** start of Source material **
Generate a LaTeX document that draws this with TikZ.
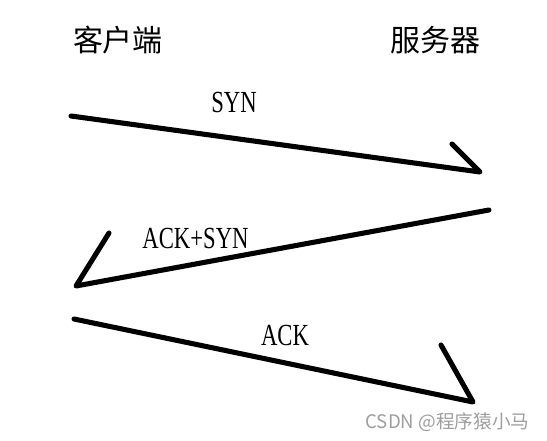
\documentclass[tikz,border=0pt]{standalone}
\usepackage{fontspec}
\setmainfont{Liberation Serif}
\newfontfamily\cjk{Noto Sans CJK SC}
\begin{document}
\begin{tikzpicture}[x=0.75pt,y=-0.75pt,
  msg/.style={line width=3.8pt,line cap=round,line join=round},
  party/.style={inner sep=0pt,font=\cjk\fontsize{22.5}{22.5}\selectfont},
  lbl/.style={inner sep=0pt,xscale=0.74,font=\fontsize{23}{23}\selectfont},
  wmark/.style={inner sep=0pt,text=black!38,font=\cjk\fontsize{14}{14}\selectfont}]
\useasboundingbox (0,0) rectangle (547,441);
\node[party] (client) at (118,40) {客户端};
\node[party] (server) at (435,40) {服务器};
\coordinate (s1) at (71,116);
\coordinate (e1) at (480,172);
\coordinate (h1) at (452,144);
\coordinate (s2) at (489,210);
\coordinate (e2) at (76,286);
\coordinate (h2) at (109,233);
\coordinate (s3) at (74,319);
\coordinate (e3) at (473,402);
\coordinate (h3) at (441,345);
\draw[msg] (s1) -- (e1) -- (h1);
\draw[msg] (s2) -- (e2) -- (h2);
\draw[msg] (s3) -- (e3) -- (h3);
\node[lbl] (syn) at (234,103) {SYN};
\node[lbl] (acksyn) at (195.5,238.5) {ACK+SYN};
\node[lbl] (ack) at (285,336) {ACK};
\node[wmark] (wm) at (447.5,422) {CSDN @程序猿小马};
\end{tikzpicture}
\end{document}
** end of Source material **
*Task prompt:*
Repeat the material above verbatim. Leave the pictures behind.

*Written answer:*
Generate a LaTeX document that draws this with TikZ.
\documentclass[tikz,border=0pt]{standalone}
\usepackage{fontspec}
\setmainfont{Liberation Serif}
\newfontfamily\cjk{Noto Sans CJK SC}
\begin{document}
\begin{tikzpicture}[x=0.75pt,y=-0.75pt,
  msg/.style={line width=3.8pt,line cap=round,line join=round},
  party/.style={inner sep=0pt,font=\cjk\fontsize{22.5}{22.5}\selectfont},
  lbl/.style={inner sep=0pt,xscale=0.74,font=\fontsize{23}{23}\selectfont},
  wmark/.style={inner sep=0pt,text=black!38,font=\cjk\fontsize{14}{14}\selectfont}]
\useasboundingbox (0,0) rectangle (547,441);
\node[party] (client) at (118,40) {客户端};
\node[party] (server) at (435,40) {服务器};
\coordinate (s1) at (71,116);
\coordinate (e1) at (480,172);
\coordinate (h1) at (452,144);
\coordinate (s2) at (489,210);
\coordinate (e2) at (76,286);
\coordinate (h2) at (109,233);
\coordinate (s3) at (74,319);
\coordinate (e3) at (473,402);
\coordinate (h3) at (441,345);
\draw[msg] (s1) -- (e1) -- (h1);
\draw[msg] (s2) -- (e2) -- (h2);
\draw[msg] (s3) -- (e3) -- (h3);
\node[lbl] (syn) at (234,103) {SYN};
\node[lbl] (acksyn) at (195.5,238.5) {ACK+SYN};
\node[lbl] (ack) at (285,336) {ACK};
\node[wmark] (wm) at (447.5,422) {CSDN @程序猿小马};
\end{tikzpicture}
\end{document}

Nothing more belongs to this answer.